WHAT IS NEEDED
Copy the data precisely, character for character, and leave out every picture.

DATA EXCERPT
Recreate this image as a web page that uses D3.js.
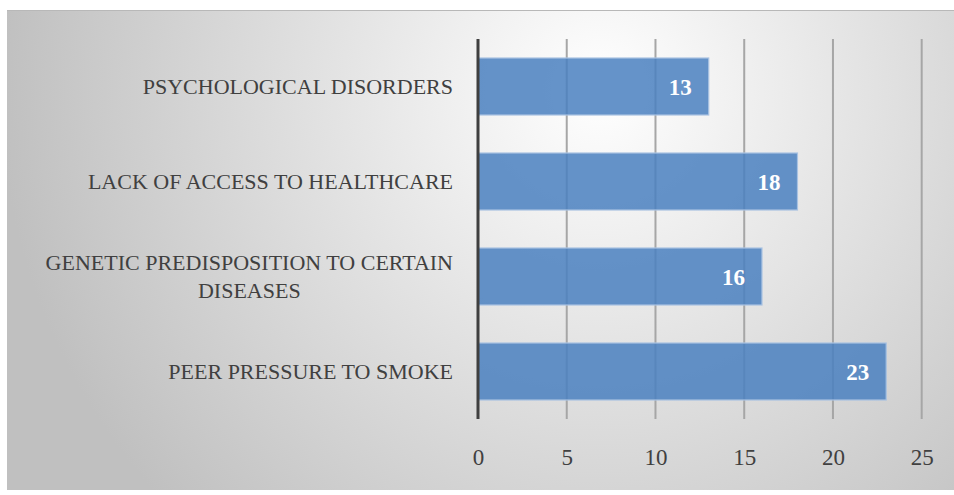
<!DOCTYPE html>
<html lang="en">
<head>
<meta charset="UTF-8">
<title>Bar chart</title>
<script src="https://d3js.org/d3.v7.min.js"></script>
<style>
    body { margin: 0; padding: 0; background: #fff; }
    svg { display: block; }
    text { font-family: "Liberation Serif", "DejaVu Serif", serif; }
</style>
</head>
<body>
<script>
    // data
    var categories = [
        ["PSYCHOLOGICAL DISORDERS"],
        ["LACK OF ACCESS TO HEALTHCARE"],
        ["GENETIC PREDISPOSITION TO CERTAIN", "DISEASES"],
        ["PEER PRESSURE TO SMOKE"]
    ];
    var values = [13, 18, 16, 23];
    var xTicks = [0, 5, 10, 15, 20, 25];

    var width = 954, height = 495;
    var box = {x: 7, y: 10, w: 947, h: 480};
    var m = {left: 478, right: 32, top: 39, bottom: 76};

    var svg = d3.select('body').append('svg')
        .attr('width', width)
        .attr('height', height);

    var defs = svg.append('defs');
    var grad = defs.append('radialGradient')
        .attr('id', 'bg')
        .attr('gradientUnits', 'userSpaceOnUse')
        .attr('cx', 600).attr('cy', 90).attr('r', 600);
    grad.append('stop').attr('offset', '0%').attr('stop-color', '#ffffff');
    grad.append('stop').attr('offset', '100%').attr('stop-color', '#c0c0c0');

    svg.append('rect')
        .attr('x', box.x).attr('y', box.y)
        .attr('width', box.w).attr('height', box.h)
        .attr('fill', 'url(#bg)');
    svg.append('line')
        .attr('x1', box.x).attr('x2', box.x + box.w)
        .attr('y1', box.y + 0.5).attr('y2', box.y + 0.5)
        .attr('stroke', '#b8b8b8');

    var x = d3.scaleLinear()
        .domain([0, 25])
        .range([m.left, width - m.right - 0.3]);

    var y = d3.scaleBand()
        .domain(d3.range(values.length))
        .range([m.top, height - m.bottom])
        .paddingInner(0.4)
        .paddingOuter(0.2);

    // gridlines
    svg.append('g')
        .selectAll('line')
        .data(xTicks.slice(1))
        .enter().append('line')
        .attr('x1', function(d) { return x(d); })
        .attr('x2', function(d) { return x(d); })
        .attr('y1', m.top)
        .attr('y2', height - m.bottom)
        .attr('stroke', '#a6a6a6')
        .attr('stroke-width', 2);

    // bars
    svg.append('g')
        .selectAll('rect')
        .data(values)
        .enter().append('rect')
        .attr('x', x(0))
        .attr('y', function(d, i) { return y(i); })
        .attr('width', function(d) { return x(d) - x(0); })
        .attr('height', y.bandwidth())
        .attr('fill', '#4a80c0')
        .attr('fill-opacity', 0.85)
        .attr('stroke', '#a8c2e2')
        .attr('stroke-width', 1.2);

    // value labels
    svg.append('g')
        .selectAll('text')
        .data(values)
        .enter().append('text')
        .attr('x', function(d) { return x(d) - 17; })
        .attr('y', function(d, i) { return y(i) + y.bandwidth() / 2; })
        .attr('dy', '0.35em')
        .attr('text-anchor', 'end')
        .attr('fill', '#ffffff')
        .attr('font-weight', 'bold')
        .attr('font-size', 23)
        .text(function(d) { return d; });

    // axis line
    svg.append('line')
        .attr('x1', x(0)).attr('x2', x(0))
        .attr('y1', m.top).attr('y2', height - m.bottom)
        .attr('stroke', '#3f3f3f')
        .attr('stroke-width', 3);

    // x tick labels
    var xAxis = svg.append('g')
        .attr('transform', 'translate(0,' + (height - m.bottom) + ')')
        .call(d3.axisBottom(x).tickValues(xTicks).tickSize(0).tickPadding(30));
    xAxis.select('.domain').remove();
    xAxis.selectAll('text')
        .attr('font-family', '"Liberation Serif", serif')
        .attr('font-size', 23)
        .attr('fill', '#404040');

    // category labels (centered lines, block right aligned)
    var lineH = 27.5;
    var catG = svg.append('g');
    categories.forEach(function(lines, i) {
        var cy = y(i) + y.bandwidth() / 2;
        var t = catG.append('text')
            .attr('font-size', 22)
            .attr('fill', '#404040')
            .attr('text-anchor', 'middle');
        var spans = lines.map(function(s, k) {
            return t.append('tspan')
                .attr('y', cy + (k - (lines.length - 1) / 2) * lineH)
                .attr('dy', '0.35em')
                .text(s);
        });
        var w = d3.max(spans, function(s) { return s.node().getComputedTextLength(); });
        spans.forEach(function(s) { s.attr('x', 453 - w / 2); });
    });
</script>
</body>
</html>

RESULT OF THIS EXERCISE
Recreate this image as a web page that uses D3.js.
<!DOCTYPE html>
<html lang="en">
<head>
<meta charset="UTF-8">
<title>Bar chart</title>
<script src="https://d3js.org/d3.v7.min.js"></script>
<style>
    body { margin: 0; padding: 0; background: #fff; }
    svg { display: block; }
    text { font-family: "Liberation Serif", "DejaVu Serif", serif; }
</style>
</head>
<body>
<script>
    // data
    var categories = [
        ["PSYCHOLOGICAL DISORDERS"],
        ["LACK OF ACCESS TO HEALTHCARE"],
        ["GENETIC PREDISPOSITION TO CERTAIN", "DISEASES"],
        ["PEER PRESSURE TO SMOKE"]
    ];
    var values = [13, 18, 16, 23];
    var xTicks = [0, 5, 10, 15, 20, 25];

    var width = 954, height = 495;
    var box = {x: 7, y: 10, w: 947, h: 480};
    var m = {left: 478, right: 32, top: 39, bottom: 76};

    var svg = d3.select('body').append('svg')
        .attr('width', width)
        .attr('height', height);

    var defs = svg.append('defs');
    var grad = defs.append('radialGradient')
        .attr('id', 'bg')
        .attr('gradientUnits', 'userSpaceOnUse')
        .attr('cx', 600).attr('cy', 90).attr('r', 600);
    grad.append('stop').attr('offset', '0%').attr('stop-color', '#ffffff');
    grad.append('stop').attr('offset', '100%').attr('stop-color', '#c0c0c0');

    svg.append('rect')
        .attr('x', box.x).attr('y', box.y)
        .attr('width', box.w).attr('height', box.h)
        .attr('fill', 'url(#bg)');
    svg.append('line')
        .attr('x1', box.x).attr('x2', box.x + box.w)
        .attr('y1', box.y + 0.5).attr('y2', box.y + 0.5)
        .attr('stroke', '#b8b8b8');

    var x = d3.scaleLinear()
        .domain([0, 25])
        .range([m.left, width - m.right - 0.3]);

    var y = d3.scaleBand()
        .domain(d3.range(values.length))
        .range([m.top, height - m.bottom])
        .paddingInner(0.4)
        .paddingOuter(0.2);

    // gridlines
    svg.append('g')
        .selectAll('line')
        .data(xTicks.slice(1))
        .enter().append('line')
        .attr('x1', function(d) { return x(d); })
        .attr('x2', function(d) { return x(d); })
        .attr('y1', m.top)
        .attr('y2', height - m.bottom)
        .attr('stroke', '#a6a6a6')
        .attr('stroke-width', 2);

    // bars
    svg.append('g')
        .selectAll('rect')
        .data(values)
        .enter().append('rect')
        .attr('x', x(0))
        .attr('y', function(d, i) { return y(i); })
        .attr('width', function(d) { return x(d) - x(0); })
        .attr('height', y.bandwidth())
        .attr('fill', '#4a80c0')
        .attr('fill-opacity', 0.85)
        .attr('stroke', '#a8c2e2')
        .attr('stroke-width', 1.2);

    // value labels
    svg.append('g')
        .selectAll('text')
        .data(values)
        .enter().append('text')
        .attr('x', function(d) { return x(d) - 17; })
        .attr('y', function(d, i) { return y(i) + y.bandwidth() / 2; })
        .attr('dy', '0.35em')
        .attr('text-anchor', 'end')
        .attr('fill', '#ffffff')
        .attr('font-weight', 'bold')
        .attr('font-size', 23)
        .text(function(d) { return d; });

    // axis line
    svg.append('line')
        .attr('x1', x(0)).attr('x2', x(0))
        .attr('y1', m.top).attr('y2', height - m.bottom)
        .attr('stroke', '#3f3f3f')
        .attr('stroke-width', 3);

    // x tick labels
    var xAxis = svg.append('g')
        .attr('transform', 'translate(0,' + (height - m.bottom) + ')')
        .call(d3.axisBottom(x).tickValues(xTicks).tickSize(0).tickPadding(30));
    xAxis.select('.domain').remove();
    xAxis.selectAll('text')
        .attr('font-family', '"Liberation Serif", serif')
        .attr('font-size', 23)
        .attr('fill', '#404040');

    // category labels (centered lines, block right aligned)
    var lineH = 27.5;
    var catG = svg.append('g');
    categories.forEach(function(lines, i) {
        var cy = y(i) + y.bandwidth() / 2;
        var t = catG.append('text')
            .attr('font-size', 22)
            .attr('fill', '#404040')
            .attr('text-anchor', 'middle');
        var spans = lines.map(function(s, k) {
            return t.append('tspan')
                .attr('y', cy + (k - (lines.length - 1) / 2) * lineH)
                .attr('dy', '0.35em')
                .text(s);
        });
        var w = d3.max(spans, function(s) { return s.node().getComputedTextLength(); });
        spans.forEach(function(s) { s.attr('x', 453 - w / 2); });
    });
</script>
</body>
</html>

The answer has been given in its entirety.